Mantar biter gibi suç işlemenin arttığı ülkemizde bir zamanlar "Huzur Kenti" olarak anılan Konya da nasibini aldı. Gün geçmiyor ki bu şehirde menfur bir olay vuku bulmasın. Diğer şehirleri bilmem ama Konya'daki suç sayısının artış göstermesinin nedeni üzerinde durmaya çalışacağım. Sahi bu şehirde suç artışının nedeni nedir? Birden çok nedeni olabilir ama ben en önemlisi üzerinde duracağım. Bana göre şehrin toplu konut çerçevesinde dokusunun değişmesidir, yüksek katlı binalardır. Binaların ne suçu var diyebilirsiniz. Doğru binaların suçu yok. Suç insanımızda, daha doğrusu sosyal dokumuzun değişimesinde.
Şehirde oturanların göç edip geldiği yer ilçe ve köy merkezi. Çoğunluğumuz ya dağlı, ya da ovalıyız. Konya merkezin yerlisini ara ki bulasın. Köyden şehre göçenlerin mahallesi vardı bir zamanlar. Kim şehre göçmeye karar verirse hemen şehre daha önce göç etmiş bir hemşehrisini bulur, onun yakınından bir yer tutar veya satın alır, orayı mesken tutardı. Birçok muhit aynı köyden gelenlerin meskun mahalli olarak bilinirdi: Bozkırlılar, Beyşehirliler, Güneysınırlılar, Derbentliler, Akörenliler ve öbek öbek aynı muhiti mesken tutmuşlardı. Mahallede herkes birbirini tanır, içinde kötülük yapma düşüncesi olsa bile kimse karizmasını çizdirmek istemez, ele-güne karşı ayıp olur veya hemşehrilerim tarafından dışlanırım korkusuyla kötülük yapmaya yeltenemezdi. Çünkü sağına baksa amcası, soluna baksa dayısı, karşısına baksa köylüsü vardı. Herkes birbirini yedi ceddine kadar tanıyınca mahallelerde adı konmamış bir denetim, yani mahalle baskısı vardı. Ya şimdi? Çarşı merkezindeki kimsenin kimseyi tanımadığı yüksek katlı binalar şartların zorlamasıyla kenar semtlere de yapılır oldu. Kooperatifleşme arttı. Arsasını kat karşılığı müteahhide veren kişi çok sayıda daire sahibi oldu. Müteahhit sattı, mal sahibi sattı. Apartmanlara değişik bölgeden insanlar taşındı. Artık çarşı merkezde oturanların birbirini tanımadığı ortam kenar mahallelere de sirayet etti. Ayrıca günümüzde "Ev alma, komşu al" atasözü de tarih oldu veya köylülerimin oturduğu muhitte oturacağım anlayışı da kalmadı. Kimin gücü nerede oturmaya, nereyi satın almaya yetiyorsa orada oturuyor. Baba ile oğul bile aynı semtte oturmuyor.

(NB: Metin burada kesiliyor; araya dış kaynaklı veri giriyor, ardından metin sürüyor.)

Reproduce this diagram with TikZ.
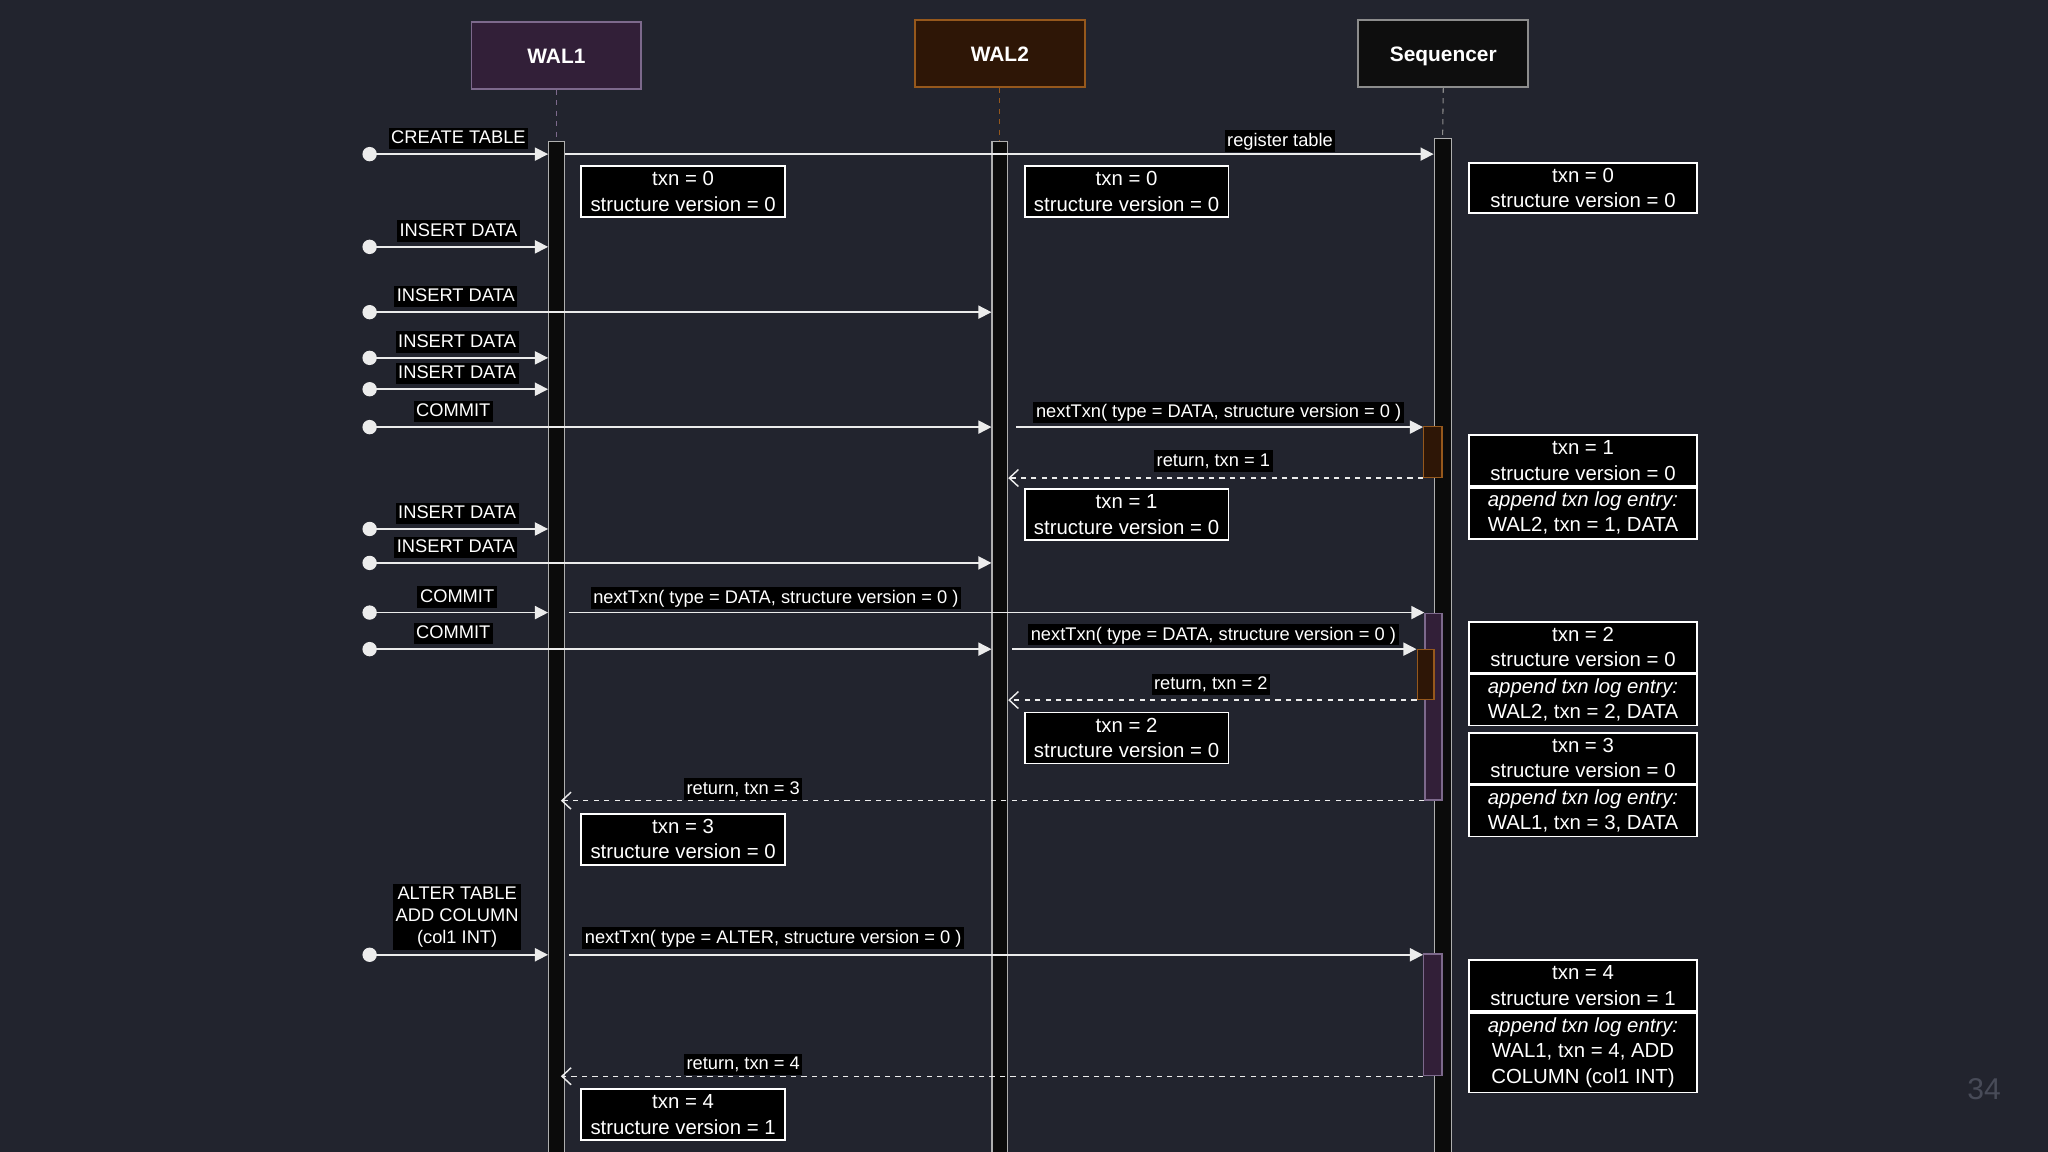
\documentclass[tikz,border=0pt]{standalone}
\usepackage{fontspec}
\setmainfont{Liberation Sans}
\usepackage{tikz}
\usetikzlibrary{positioning,arrows.meta,calc}
\definecolor{bgdark}{RGB}{34,36,46}
\definecolor{walonefill}{RGB}{50,31,56}
\definecolor{walonedraw}{RGB}{125,105,140}
\definecolor{waltwofill}{RGB}{46,22,6}
\definecolor{waltwodraw}{RGB}{150,88,28}
\definecolor{seqfill}{RGB}{14,14,14}
\definecolor{seqdraw}{RGB}{140,140,140}
\definecolor{barfill}{RGB}{11,11,11}
\definecolor{bargray}{RGB}{175,175,175}
\definecolor{msgline}{RGB}{236,236,236}
\definecolor{pagenum}{RGB}{72,75,88}

\begin{document}
\begin{tikzpicture}[x=0.5pt,y=-0.5pt,
  head/.style={draw,line width=0.7pt,minimum width=65pt,minimum height=25.5pt,text=white,text height=5.8pt,text depth=0pt,font=\bfseries\fontsize{8}{9.6}\selectfont},
  stem/.style={dashed,dash pattern=on 2pt off 2pt,line width=0.4pt},
  bar/.style={draw=bargray,fill=barfill,line width=0.4pt,anchor=north,inner sep=0pt,minimum width=6pt},
  act/.style={line width=0.5pt,anchor=north,inner sep=0pt},
  src/.style={circle,fill=msgline,minimum size=5.5pt,inner sep=0pt},
  msg/.style={draw=msgline,line width=0.6pt,-{Triangle[length=5pt,width=5pt]}},
  ret/.style={draw=msgline,line width=0.55pt,dash pattern=on 2pt off 2pt,-{Straight Barb[length=3.5pt,width=6.5pt]}},
  lbl/.style={fill=black,text=white,inner xsep=1pt,inner ysep=0.5pt,text height=5.6pt,text depth=1.6pt,font=\fontsize{7}{8.4}\selectfont},
  note/.style={draw=white,fill=black,text=white,line width=0.7pt,align=center,inner sep=0pt,minimum width=78pt,minimum height=19.5pt,font=\fontsize{7.8}{9.75}\selectfont},
  seqnote/.style={note,minimum width=87pt}]
\useasboundingbox[fill=bgdark] (0,0) rectangle (1568,882);
% Lifeline heads
\node[head,fill=walonefill,draw=walonedraw] (w1head) at (426,42.5) {WAL1};
\node[head,fill=waltwofill,draw=waltwodraw] (w2head) at (765.5,41) {WAL2};
\node[head,fill=seqfill,draw=seqdraw] (seqhead) at (1105,41) {Sequencer};
% Lifeline bars
\node[bar,minimum height=387pt] (w1bar) at (426,108) {};
\node[bar,minimum height=387pt] (w2bar) at (765.5,108) {};
\node[bar,minimum height=388pt,minimum width=6.5pt] (seqbar) at (1104.5,106) {};
\draw[stem,walonedraw] (w1head.south) -- (w1bar.north);
\draw[stem,waltwodraw] (w2head.south) -- (w2bar.north);
\draw[stem,seqdraw] (seqhead.south) -- (seqbar.north);
% Activations on the sequencer
\node[act,fill=walonefill,draw=walonedraw,minimum width=6.5pt,minimum height=71.5pt] (act2) at (1097.5,469) {};
\node[act,fill=walonefill,draw=walonedraw,minimum width=7pt,minimum height=46.5pt] (act4) at (1097,730) {};
\node[act,fill=waltwofill,draw=waltwodraw,minimum width=7pt,minimum height=19.5pt] (act1) at (1097,326) {};
\node[act,fill=waltwofill,draw=waltwodraw,minimum width=6.5pt,minimum height=19pt] (act3) at (1091.5,497) {};
% Client requests
\foreach \n/\y/\tgt/\lx/\txt in {1/118/w1bar/351/CREATE TABLE,2/189/w1bar/351/INSERT DATA,
    3/239/w2bar/349/INSERT DATA,4/274/w1bar/350/INSERT DATA,5/298/w1bar/350/INSERT DATA,
    6/327/w2bar/347/COMMIT,7/405/w1bar/350/INSERT DATA,8/431/w2bar/349/INSERT DATA,
    9/469/w1bar/350/COMMIT,10/497/w2bar/347/COMMIT}{
  \node[src] (d\n) at (283,\y) {};
  \draw[msg] (d\n.center) -- (d\n -| \tgt.west);
  \node[lbl] (l\n) at (\lx,\y-12) {\txt};
}
\node[src] (d11) at (283,731) {};
\draw[msg] (d11.center) -- (d11 -| w1bar.west);
\node[lbl,align=center,text height=,text depth=,inner sep=1pt,font=\fontsize{7}{8.5}\selectfont] (l11) at (350,702) {ALTER TABLE\\ADD COLUMN\\(col1 INT)};
% Calls to the sequencer
\draw[msg] (d1 -| w1bar.east) -- (d1 -| seqbar.west);
\node[lbl] (reg) at (980,108) {register table};
\draw[msg,shorten <=3pt] (d6 -| w2bar.east) -- (d6 -| act1.west);
\node[lbl] (call1) at (933,316) {nextTxn( type = DATA, structure version = 0 )};
\draw[ret] (act1.south west) -- (act1.south west -| w2bar.east);
\node[lbl] (ret1) at (929,353) {return, txn = 1};
\draw[msg,shorten <=1.5pt] (d9 -| w1bar.east) -- (d9 -| act2.west);
\node[lbl] (call2) at (594,458) {nextTxn( type = DATA, structure version = 0 )};
\draw[msg,shorten <=1.5pt] (d10 -| w2bar.east) -- (d10 -| act3.west);
\node[lbl] (call3) at (929,486) {nextTxn( type = DATA, structure version = 0 )};
\draw[ret] (act3.south west) -- (act3.south west -| w2bar.east);
\node[lbl] (ret2) at (927,524) {return, txn = 2};
\draw[ret,shorten >=-1.5pt] (act2.south west) -- (act2.south west -| w1bar.east);
\node[lbl] (ret3) at (569,604) {return, txn = 3};
\draw[msg,shorten <=1.5pt] (d11 -| w1bar.east) -- (d11 -| act4.west);
\node[lbl] (call4) at (592,718) {nextTxn( type = ALTER, structure version = 0 )};
\draw[ret,shorten >=-1.5pt] (act4.south west) -- (act4.south west -| w1bar.east);
\node[lbl] (ret4) at (569,815) {return, txn = 4};
% State notes on the WALs
\node[note] (w1n0) at (523,146.5) {txn = 0\\structure version = 0};
\node[note] (w2n0) at (862.5,146.5) {txn = 0\\structure version = 0};
\node[note] (w2n1) at (862.5,394) {txn = 1\\structure version = 0};
\node[note] (w2n2) at (862.5,565) {txn = 2\\structure version = 0};
\node[note] (w1n3) at (523,642.5) {txn = 3\\structure version = 0};
\node[note] (w1n4) at (523,853.5) {txn = 4\\structure version = 1};
% State notes on the sequencer
\node[seqnote,minimum height=19pt] (sn0) at (1212,144) {txn = 0\\structure version = 0};
\node[seqnote] (sn1a) at (1212,352.5) {txn = 1\\structure version = 0};
\node[seqnote,below=0pt of sn1a] (sn1b) {\textit{append txn log entry:}\\WAL2, txn = 1, DATA};
\node[seqnote] (sn2a) at (1212,495.5) {txn = 2\\structure version = 0};
\node[seqnote,below=0pt of sn2a] (sn2b) {\textit{append txn log entry:}\\WAL2, txn = 2, DATA};
\node[seqnote] (sn3a) at (1212,580.5) {txn = 3\\structure version = 0};
\node[seqnote,below=0pt of sn3a] (sn3b) {\textit{append txn log entry:}\\WAL1, txn = 3, DATA};
\node[seqnote] (sn4a) at (1212,754.5) {txn = 4\\structure version = 1};
\node[seqnote,below=0pt of sn4a,minimum height=30.5pt] (sn4b) {\textit{append txn log entry:}\\WAL1, txn = 4, ADD\\COLUMN (col1 INT)};
% Slide number
\node[text=pagenum,font=\fontsize{11.5}{13}\selectfont] (pnum) at (1519,834) {34};
\end{tikzpicture}
\end{document}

Anlatmak istediğim Konya şehri neredeyse Türkiye'nin bir mozaiği oldu. Her şehirden insan var şehrimizde şimdi. Bu demektir ki kim kime dum duma durumundayız. Bu da eski denetimi yani hemşerim duyarsa ayıp olur, nasıl yüzlerine bakarım mantalitesini veya mahalle baskısını yok etti. Kimse kimseyi tanımıyor ve takmıyor artık. Bunun da suç oranlarını artırdığını düşünüyorum. Belki de en önemli sebebi bu. Katılır veya katılmazsınız benim kanaatim bu şekilde. Eğer bu kanaatime katılıyorsanız demek ki her mahalle baskısı kötü değilmiş!